The report devoted a section to the composite overwrapped pressure vessels (COPVs) used to store helium in the second stage propellant tanks of the Falcon 9. The investigation into the September 2016 pad explosion that destroyed a Falcon 9 while being prepared for a static-fire test concluded that liquid oxygen in the tank got trapped between the COPV overwrap and liner and then ignited through friction or other mechanisms.
SpaceX has since changed its loading processes to avoid exposing the COPVs to similar conditions, but also agreed with NASA to redesign the COPV to reduce the risk for crewed launches. NASA has since started a "rigorous test program" to understand how the redesigned COPV behaves when exposed to liquid oxygen, the report stated.
(Excerpt) Read more at space.com ...
Helium is not a propellant or an oxidizer.
What commercials are they gonna make in space?
Have you or a loved one ever been injured or killed by spackle? If so, call our law offices here in space.
Exactly! As I understad it, the helium pressure pushes the fuel & oxidizer from their tanks to the engines, eliminating the need for heavy, expensive and prone to mechanical failure turbo pumps.
Can anyone explain this convoluted paragraph?

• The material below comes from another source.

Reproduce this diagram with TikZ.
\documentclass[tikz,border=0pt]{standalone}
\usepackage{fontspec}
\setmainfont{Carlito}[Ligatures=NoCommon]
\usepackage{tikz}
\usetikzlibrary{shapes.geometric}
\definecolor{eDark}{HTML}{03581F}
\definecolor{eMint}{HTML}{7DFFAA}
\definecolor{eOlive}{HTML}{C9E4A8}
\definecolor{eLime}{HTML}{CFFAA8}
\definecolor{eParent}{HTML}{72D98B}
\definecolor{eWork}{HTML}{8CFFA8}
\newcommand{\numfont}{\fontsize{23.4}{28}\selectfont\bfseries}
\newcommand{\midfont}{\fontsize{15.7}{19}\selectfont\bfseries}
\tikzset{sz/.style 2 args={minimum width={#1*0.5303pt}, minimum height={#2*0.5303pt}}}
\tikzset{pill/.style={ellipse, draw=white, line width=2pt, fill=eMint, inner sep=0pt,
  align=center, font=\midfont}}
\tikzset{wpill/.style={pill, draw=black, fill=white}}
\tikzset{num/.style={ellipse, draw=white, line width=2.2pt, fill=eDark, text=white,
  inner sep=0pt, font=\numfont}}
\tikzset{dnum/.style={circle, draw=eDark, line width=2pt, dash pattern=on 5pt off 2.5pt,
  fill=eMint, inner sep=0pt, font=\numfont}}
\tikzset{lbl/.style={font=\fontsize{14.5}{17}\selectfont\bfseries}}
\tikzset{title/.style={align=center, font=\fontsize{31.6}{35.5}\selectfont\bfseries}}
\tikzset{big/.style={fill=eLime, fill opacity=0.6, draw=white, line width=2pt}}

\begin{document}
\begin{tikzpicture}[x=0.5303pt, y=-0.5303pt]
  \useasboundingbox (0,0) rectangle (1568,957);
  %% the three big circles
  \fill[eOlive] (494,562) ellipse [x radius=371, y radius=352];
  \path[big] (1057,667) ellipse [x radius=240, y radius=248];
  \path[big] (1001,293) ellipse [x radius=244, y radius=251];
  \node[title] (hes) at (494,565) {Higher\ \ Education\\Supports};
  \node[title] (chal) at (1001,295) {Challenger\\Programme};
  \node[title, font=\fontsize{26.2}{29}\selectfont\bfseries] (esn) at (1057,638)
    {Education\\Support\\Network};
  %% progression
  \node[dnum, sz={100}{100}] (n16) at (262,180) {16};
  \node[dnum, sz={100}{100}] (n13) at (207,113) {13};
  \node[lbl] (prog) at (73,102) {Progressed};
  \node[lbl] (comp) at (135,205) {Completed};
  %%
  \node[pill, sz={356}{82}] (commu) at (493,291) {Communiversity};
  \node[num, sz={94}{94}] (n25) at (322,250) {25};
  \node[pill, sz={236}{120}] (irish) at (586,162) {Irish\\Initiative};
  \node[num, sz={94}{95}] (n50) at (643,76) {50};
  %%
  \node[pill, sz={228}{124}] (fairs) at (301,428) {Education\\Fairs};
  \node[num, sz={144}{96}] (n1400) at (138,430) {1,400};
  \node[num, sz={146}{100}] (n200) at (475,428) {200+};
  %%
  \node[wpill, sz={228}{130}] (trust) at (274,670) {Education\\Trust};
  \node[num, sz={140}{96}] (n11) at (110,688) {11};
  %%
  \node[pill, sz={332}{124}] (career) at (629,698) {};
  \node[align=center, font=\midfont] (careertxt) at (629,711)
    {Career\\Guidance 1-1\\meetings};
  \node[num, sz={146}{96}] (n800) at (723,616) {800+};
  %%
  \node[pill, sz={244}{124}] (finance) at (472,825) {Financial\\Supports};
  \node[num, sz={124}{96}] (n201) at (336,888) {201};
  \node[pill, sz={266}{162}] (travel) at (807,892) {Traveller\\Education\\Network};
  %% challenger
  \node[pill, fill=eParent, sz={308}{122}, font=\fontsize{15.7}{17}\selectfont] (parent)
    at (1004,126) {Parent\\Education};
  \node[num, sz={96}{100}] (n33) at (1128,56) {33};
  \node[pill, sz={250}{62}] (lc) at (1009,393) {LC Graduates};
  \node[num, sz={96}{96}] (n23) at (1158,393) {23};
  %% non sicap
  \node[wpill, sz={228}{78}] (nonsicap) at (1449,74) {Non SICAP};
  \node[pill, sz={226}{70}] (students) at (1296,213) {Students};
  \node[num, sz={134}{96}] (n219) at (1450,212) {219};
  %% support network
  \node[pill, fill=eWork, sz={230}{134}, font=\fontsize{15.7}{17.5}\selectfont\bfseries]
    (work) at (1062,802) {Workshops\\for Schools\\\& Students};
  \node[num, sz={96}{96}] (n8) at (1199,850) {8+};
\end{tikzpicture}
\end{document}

"The report devoted a section to the composite overwrapped pressure vessels (COPVs) used to store helium in the second stage propellant tanks of the Falcon 9. The investigation into the September 2016 pad explosion that destroyed a Falcon 9 while being prepared for a static-fire test concluded that liquid oxygen in the tank got trapped between the COPV overwrap and liner and then ignited through friction or other mechanisms. "
Huh??
OK. this explains it. The COPV tank stores BOTH Helium and Oxygen.
The helium pressurization reminds me of how ICBMs are blown out of subs.

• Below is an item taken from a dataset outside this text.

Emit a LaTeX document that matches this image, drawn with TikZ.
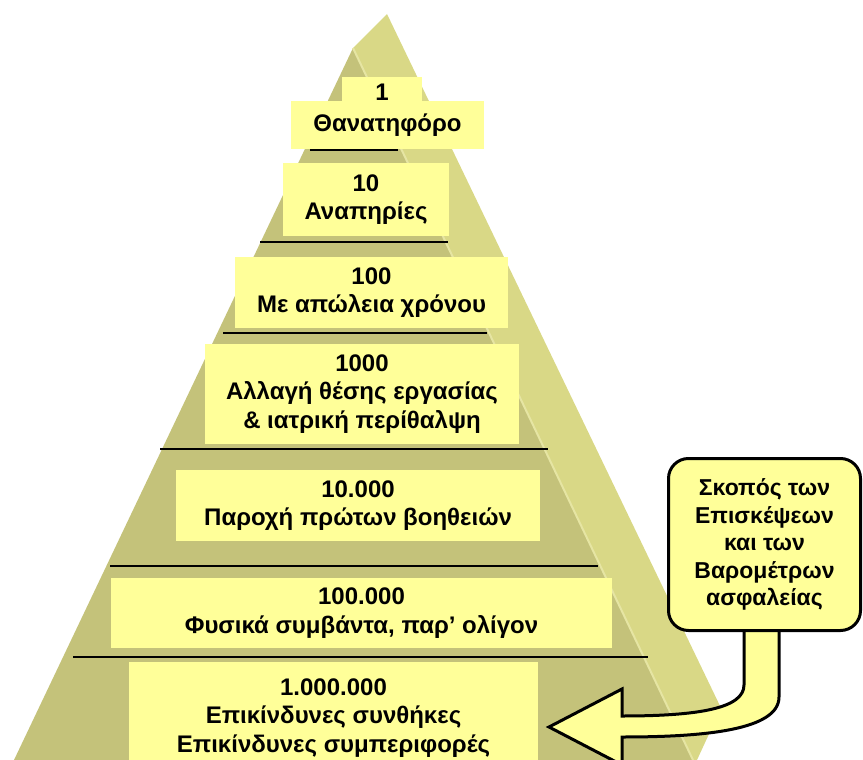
\documentclass[tikz,border=0pt]{standalone}
\usepackage{fontspec}
\setmainfont{Liberation Sans}
\begin{document}
\begin{tikzpicture}[x=1pt,y=-1pt,
  lvlbox/.style={fill=paleyellow,inner sep=0pt,align=center,font=\bfseries\fontsize{24}{28.5}\selectfont},
  sepline/.style={line width=1.8pt},
  goalbox/.style={draw,line width=3pt,fill=paleyellow,rounded corners=20pt,align=center,inner sep=0pt,font=\bfseries\fontsize{23}{27.5}\selectfont}]
\definecolor{paleyellow}{HTML}{FFFF99}
\definecolor{olivefront}{HTML}{C4C27A}
\definecolor{oliveside}{HTML}{D9D886}
\definecolor{olivelight}{HTML}{E6E5A3}
\useasboundingbox (0,0) rectangle (863,760);
\clip (0,0) rectangle (863,760);
\fill[oliveside] (353,48) -- (387,14) -- (721,708) -- (697,760) -- (693,760) -- cycle;
\fill[olivefront] (353,48) -- (693,760) -- (14,760) -- cycle;
\draw[olivelight,line width=2pt] (353,48) -- (693,760);
  \foreach \y/\xa/\xb in {150/310/398,242/260/448,333/223/487,449/160/548,566/110/598,657/73/648}
  {  \draw[sepline] (\xa,\y) -- (\xb,\y);}
\node[lvlbox,minimum width=80,minimum height=31] (lvlone) at (382,92.5) {1};
\node[lvlbox,minimum width=193,minimum height=48] (lvloneb) at (387.5,125) {Θανατηφόρο};
\node[lvlbox,minimum width=166,minimum height=73] (lvltwo) at (366,199.5) {10\\Αναπηρίες};
\node[lvlbox,minimum width=273,minimum height=71] (lvlthree) at (371.5,292.5) {100\\Με απώλεια χρόνου};
\node[lvlbox,minimum width=314,minimum height=100] (lvlfour) at (362,394) {1000\\Αλλαγή θέσης εργασίας\\\& ιατρική περίθαλψη};
\node[lvlbox,minimum width=364,minimum height=71] (lvlfive) at (358,505.5) {10.000\\Παροχή πρώτων βοηθειών};
\node[lvlbox,minimum width=501,minimum height=70] (lvlsix) at (361.5,613) {100.000\\Φυσικά συμβάντα, παρ’ ολίγον};
\node[lvlbox,minimum width=409,minimum height=112] (lvlseven) at (333.5,718) {1.000.000\\Επικίνδυνες συνθήκες\\Επικίνδυνες συμπεριφορές};
\draw[line width=3pt,fill=paleyellow] (744,625) -- (744,685) .. controls (744,708) and (700,716) .. (622,716)
  -- (622,689) -- (549,727) -- (622,765) -- (622,737) .. controls (705,737) and (779,730) .. (779,697) -- (779,625) -- cycle;
\node[goalbox,minimum width=192,minimum height=172] (goal) at (764.5,544.5) {Σκοπός των\\Επισκέψεων\\και των\\Βαρομέτρων\\ασφαλείας};
\end{tikzpicture}
\end{document}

They have a small tank filled with water. They fire a small solid rocket motor thrust end into the water which flashes the water into steam. The steam pressurizes the tube blowing the icbm out with great force so it pops out of the sea. Then its own rocket engine ignites.

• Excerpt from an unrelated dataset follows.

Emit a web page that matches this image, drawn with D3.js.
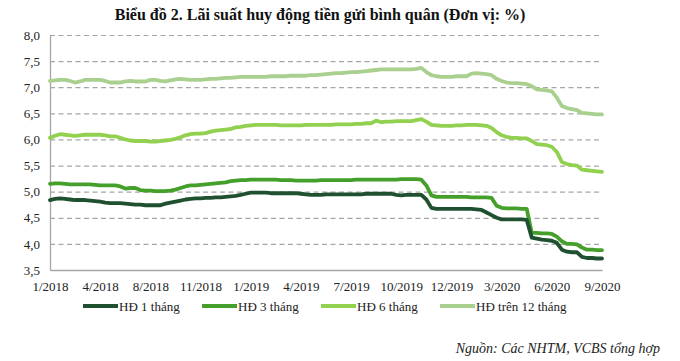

Thanks BenLurkin. The reek of Richard Shelby is all over this.
The neat thing about the SSBN launch system, in addition to the simplicity, is that (I’m told) the missile travels up to the surface through the water inside the steam bubble, so it experiences NONE of the hydrostatic pressure!
I’ve got a space rocket launcher design that works on a giant version of that, similar to Tesla’s HyperLoop.